Read the section explaining how their address book works. it's really cool.
Looking for Book Reviews? Check out Literary Escapism.
Does this mean that Apple is finally going to put some kind of reasonably modern filesystem under OS X?
Have they finally seen the true genius behind their own iTunes interface?
Have they finally realized that they will shortly be THE ONLY operating system that still relies on file extensions as the primary way of identifying files?
I truly hope that this snippet is as wonderful as it sounds, as it may finally restore my faith in Apple, as well as cure me of my unhealthy Debian and XFS addiction.Karma: Incomprehensible (Mostly affected by posting at +5, reading at -1, and metamoderating everything unfair.)
for the majority of databases the data should be moved to the filesystem no the database.
Simple joins, and most of them are can be replicated with links if necessary. Almost all the databases I've seen would lose little from moving out of the DB and into the filesystem.
It doesn't scale to complicated joins and huge datastores with complex triggering but for most stuff it simply isn't used.
Too many developers have the mindset of placing tree based data into RDBMS which adds complexity.
There are places where the networks are not touching,and there are places where they are-Boeing's Lori Gunter
Object-oriented graph system
- need much less overhead than database system
- can hold multiple ways to access one object, easing semantic link
representation
- can be secure by allowing only the workflow links.
It should be organised as a set of object that hold data within them,
with links between them.
One of the areas that I am interested in is using a DB FS with various "helper" apps.
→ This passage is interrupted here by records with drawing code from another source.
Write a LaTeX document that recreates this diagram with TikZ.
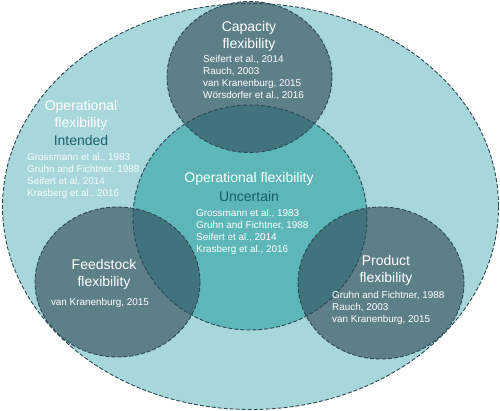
\documentclass[tikz,border=0pt]{standalone}
\usepackage{fontspec}
\setmainfont{Liberation Sans}
\definecolor{outerfill}{HTML}{A7D7DA}
\definecolor{midfill}{HTML}{5DB6B8}
\definecolor{smallfill}{HTML}{324D59}
\definecolor{edgecol}{HTML}{2B4853}
\definecolor{accent}{HTML}{17606B}
\tikzset{
  ring/.style={draw=edgecol, line width=0.9pt, dash pattern=on 4pt off 2pt},
  title/.style={text=white, font=\fontsize{14}{17}\selectfont, align=center, inner sep=0pt},
  sub/.style={text=accent, font=\fontsize{14}{17}\selectfont, inner sep=0pt},
  refs/.style={text=white, font=\fontsize{9.9}{11.9}\selectfont, align=left, inner sep=0pt, anchor=north west},
  refc/.style={text=white, font=\fontsize{9.9}{11.9}\selectfont, align=center, inner sep=0pt},
}
\begin{document}
\begin{tikzpicture}[x=1pt,y=-1pt]
\useasboundingbox (0,0) rectangle (500,411);
% fills
\fill[outerfill] (250.5,206.5) ellipse [x radius=248, y radius=203];
\fill[midfill] (250,217.5) ellipse [x radius=117, y radius=112.5];
\fill[smallfill, fill opacity=0.63] (249.5,77) ellipse [x radius=82.5, y radius=75.5];
\fill[smallfill, fill opacity=0.63] (117.5,282) ellipse [x radius=82.5, y radius=75];
\fill[smallfill, fill opacity=0.63] (381,283) ellipse [x radius=83, y radius=76];
% outlines
\draw[ring] (250.5,206.5) ellipse [x radius=248, y radius=203];
\draw[ring] (250,217.5) ellipse [x radius=117, y radius=112.5];
\draw[ring] (249.5,77) ellipse [x radius=82.5, y radius=75.5];
\draw[ring] (117.5,282) ellipse [x radius=82.5, y radius=75];
\draw[ring] (381,283) ellipse [x radius=83, y radius=76];
% capacity
\node[title] (capt) at (249,36.5) {Capacity\\flexibility};
\node[refs] (capr) at (203,55.5) {Seifert et al., 2014\\Rauch, 2003\\van Kranenburg, 2015\\Wörsdorfer et al., 2016};
% intended
\node[title] (intt) at (81,115) {Operational\\flexibility};
\node[sub] (intu) at (81,140) {Intended};
\node[refs, text=white!92!outerfill] (intr) at (27,153.5) {Grossmann et al., 1983\\Gruhn and Fichtner, 1988\\Seifert et al, 2014\\Krasberg et al., 2016};
% uncertain
\node[title] (unct) at (249,179) {Operational flexibility};
\node[sub] (uncu) at (249,196) {Uncertain};
\node[refs] (uncr) at (196,209.5) {Grossmann et al., 1983\\Gruhn and Fichtner, 1988\\Seifert et al., 2014\\Krasberg et al., 2016};
% feedstock
\node[title] (feedt) at (104,274.5) {Feedstock\\flexibility};
\node[refc] (feedr) at (100,303) {van Kranenburg, 2015};
% product
\node[title] (prodt) at (386,270.5) {Product\\flexibility};
\node[refs] (prodr) at (332,291.5) {Gruhn and Fichtner, 1988\\Rauch, 2003\\van Kranenburg, 2015};
\end{tikzpicture}
\end{document}
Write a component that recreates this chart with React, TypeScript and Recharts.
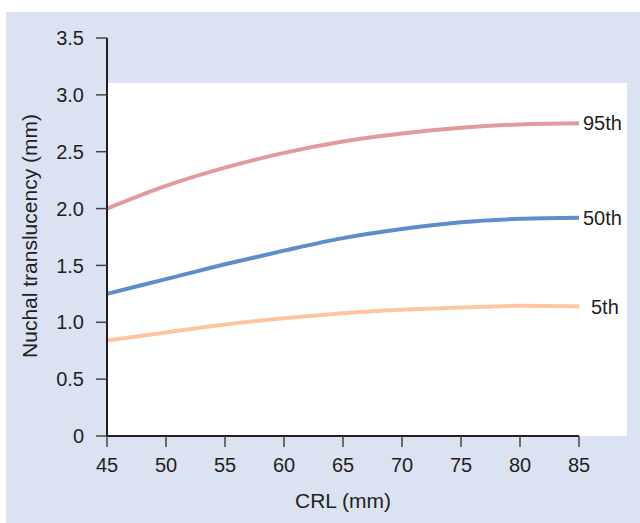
import React from 'react';
import { LineChart, Line, XAxis, YAxis } from 'recharts';

const crl = [45, 50, 55, 60, 65, 70, 75, 80, 85];
const p95 = [2.0, 2.2, 2.36, 2.49, 2.59, 2.66, 2.71, 2.74, 2.75];
const p50 = [1.25, 1.38, 1.51, 1.63, 1.74, 1.82, 1.88, 1.91, 1.92];
const p5 = [0.84, 0.91, 0.98, 1.035, 1.08, 1.11, 1.13, 1.145, 1.14];
const xTicks = [45, 50, 55, 60, 65, 70, 75, 80, 85];
const yTicks = [0, 0.5, 1.0, 1.5, 2.0, 2.5, 3.0, 3.5];
const seriesNames = ['95th', '50th', '5th'];

const data = crl.map((c, i) => ({ crl: c, p95: p95[i], p50: p50[i], p5: p5[i] }));

const FONT = '"Liberation Sans", Arial, Helvetica, sans-serif';
const TEXT = '#231f20';

const endLabel = (name: string, dx: number) => (props: any) => {
  const { x, y, index } = props;
  if (index !== data.length - 1) return null;
  return (
    <text x={x + dx} y={y} dy="0.36em" fontSize={20} fill={TEXT} fontFamily={FONT}>
      {name}
    </text>
  );
};

export default function App() {
  return (
    <div style={{ position: 'absolute', left: 0, top: 0, width: 640, height: 523, fontFamily: FONT }}>
      <div style={{ position: 'absolute', left: 6, top: 12, right: 0, bottom: 0, background: '#dbe2f1' }} />
      <div style={{ position: 'absolute', left: 107, top: 83, width: 520, height: 353, background: '#ffffff' }} />
      <div style={{ position: 'absolute', left: 0, top: 0 }}>
        <LineChart width={640} height={523} data={data} margin={{ top: 38, right: 61, bottom: 37, left: 0 }}>
          <XAxis
            dataKey="crl"
            type="number"
            domain={[45, 85]}
            ticks={xTicks}
            height={50}
            tickSize={11}
            tickMargin={11}
            axisLine={{ stroke: TEXT, strokeWidth: 2 }}
            tickLine={{ stroke: '#444', strokeWidth: 1.5 }}
            tick={{ fill: TEXT, fontSize: 20, fontFamily: FONT }}
            label={{ value: 'CRL (mm)', position: 'bottom', offset: 7, fill: TEXT, fontSize: 21, fontFamily: FONT }}
          />
          <YAxis
            type="number"
            domain={[0, 3.5]}
            ticks={yTicks}
            width={107}
            tickSize={11}
            tickMargin={12}
            tickFormatter={(v: number) => (v === 0 ? '0' : v.toFixed(1))}
            axisLine={{ stroke: TEXT, strokeWidth: 2 }}
            tickLine={{ stroke: '#444', strokeWidth: 1.5 }}
            tick={{ fill: TEXT, fontSize: 20, fontFamily: FONT }}
            label={{
              content: () => {
                const cy = 236;
                const cx = 37;
                return (
                  <text x={cx} y={cy} textAnchor="middle" fontSize={21} fill={TEXT} fontFamily={FONT} transform={`rotate(-90 ${cx} ${cy})`}>
                    Nuchal translucency (mm)
                  </text>
                );
              },
            }}
          />
          <Line dataKey="p95" type="monotone" stroke="#e09c9b" strokeWidth={4} dot={false} isAnimationActive={false} label={endLabel(seriesNames[0], 4)} />
          <Line dataKey="p50" type="monotone" stroke="#5e8dcb" strokeWidth={4} dot={false} isAnimationActive={false} label={endLabel(seriesNames[1], 4)} />
          <Line dataKey="p5" type="monotone" stroke="#fdc6a0" strokeWidth={4} dot={false} isAnimationActive={false} label={endLabel(seriesNames[2], 12)} />
        </LineChart>
      </div>
    </div>
  );
}
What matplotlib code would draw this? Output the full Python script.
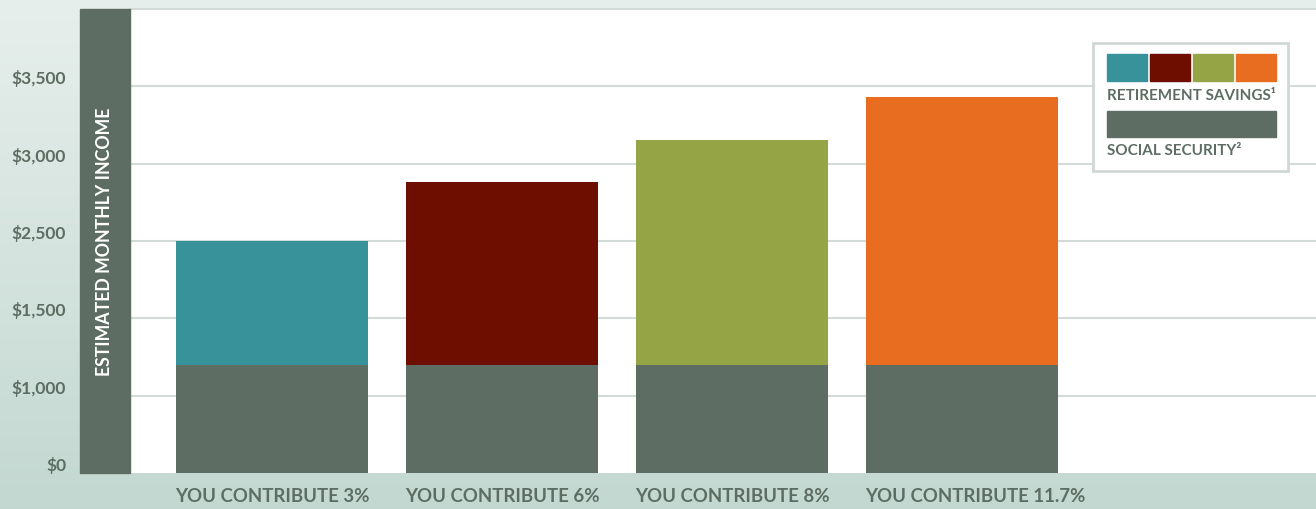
import numpy as np
import matplotlib
matplotlib.use("Agg")
import matplotlib.pyplot as plt
from matplotlib.patches import Rectangle

# data
categories = ["YOU CONTRIBUTE 3%", "YOU CONTRIBUTE 6%", "YOU CONTRIBUTE 8%", "YOU CONTRIBUTE 11.7%"]
social_security = [1200, 1200, 1200, 1200]
total_income = [2500, 2880, 3150, 3430]
savings_colors = ["#37929a", "#6e0e00", "#95a546", "#e96d20"]
# the original axis puts its labels at even spacing
tick_values = [0, 1000, 1500, 2500, 3000, 3500]
tick_labels = ["$0", "$1,000", "$1,500", "$2,500", "$3,000", "$3,500"]

gray = "#5d6d63"
grid_c = "#d3dbd8"
plt.rcParams["font.family"] = ["Lato", "DejaVu Sans"]

W, H = 1316, 510
fig = plt.figure(figsize=(W / 100, H / 100), dpi=100)

# background gradient
bg = fig.add_axes([0, 0, 1, 1], zorder=-5)
grad = np.linspace(0, 1, 256).reshape(-1, 1)
top = np.array([0.905, 0.937, 0.925])
bot = np.array([0.765, 0.847, 0.820])
img = top[None, None, :] * (1 - grad[:, :, None]) + bot[None, None, :] * grad[:, :, None]
bg.imshow(img, aspect="auto", extent=[0, 1, 0, 1])
bg.set_xlim(0, 1)
bg.set_ylim(0, 1)
bg.axis("off")

# left label band
fig.patches.append(Rectangle((80 / W, (H - 474) / H), 50 / W, 464 / H,
                             transform=fig.transFigure, color=gray, zorder=1))
fig.text(105 / W, (H - 242) / H, "ESTIMATED MONTHLY INCOME", rotation=90,
         color="white", fontsize=12.8, fontweight="bold", ha="center", va="center")

ax = fig.add_axes([130 / W, (H - 474) / H, (W - 130) / W, 464 / H])
ax.set_facecolor("white")

scale_vals = tick_values + [4000]
steps = list(range(len(scale_vals)))
fwd = lambda v: np.interp(v, scale_vals, steps)
inv = lambda s: np.interp(s, steps, scale_vals)
ax.set_yscale("function", functions=(fwd, inv))
ax.set_ylim(0, 4000)

x = np.arange(len(categories))
bw = 192 / 230
savings = [t - s for t, s in zip(total_income, social_security)]
ax.bar(x, social_security, width=bw, color=gray, zorder=3)
ax.bar(x, savings, bottom=social_security, width=bw, color=savings_colors, zorder=3)
ax.set_xlim(-142 / 230, (W - 272) / 230)

ax.set_yticks(tick_values)
ax.set_yticklabels(tick_labels, va="bottom")
ax.tick_params(axis="y", length=0, pad=46, labelsize=12.5, labelcolor=gray)
for lab in ax.get_yticklabels():
    lab.set_fontweight("bold")
for v in tick_values[1:] + [4000]:
    ax.axhline(v, color=grid_c, lw=1.5, zorder=1, clip_on=False)

ax.set_xticks([])
for i, c in enumerate(categories):
    ax.text(i - bw / 2 - 0.005, -23 / 464, c, transform=ax.get_xaxis_transform(),
            ha="left", va="center", fontsize=13.4, fontweight="bold", color=gray)
for s in ax.spines.values():
    s.set_visible(False)

# legend box
lx = lambda px: px / W
ly = lambda py: (H - py) / H
fig.patches.append(Rectangle((lx(1093), ly(172)), 195 / W, 128 / H, transform=fig.transFigure,
                             facecolor="white", edgecolor="#d0d8d5", lw=2, zorder=5))
for i, c in enumerate(savings_colors):
    fig.patches.append(Rectangle((lx(1107 + 43 * i), ly(82)), 40 / W, 27 / H,
                                 transform=fig.transFigure, color=c, zorder=6))
fig.patches.append(Rectangle((lx(1107), ly(138)), 169 / W, 26 / H,
                             transform=fig.transFigure, color=gray, zorder=6))
fig.text(lx(1107), ly(96), "RETIREMENT SAVINGS\u00b9", fontsize=11, fontweight="bold",
         color=gray, ha="left", va="center", zorder=7)
fig.text(lx(1107), ly(151), "SOCIAL SECURITY\u00b2", fontsize=11, fontweight="bold",
         color=gray, ha="left", va="center", zorder=7)

fig.savefig("out.png", dpi=100)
These helper apps would provide a way of managing your data. They could be integrated into another app directly or as a plugin or they could be standalone apps by themselves.
One could provide a helper app that allows you to look at the stored files in ways other than your typical file listing. To do this would require various metadata attributes to be associated with the data. Helper apps would be provided for all of the standard applications that read and write to data to the file.
For example, one app could set attributes to categorize data. One could then search for data on your system, and potentially others, much in the same way as you would search for stuff on Yahoo.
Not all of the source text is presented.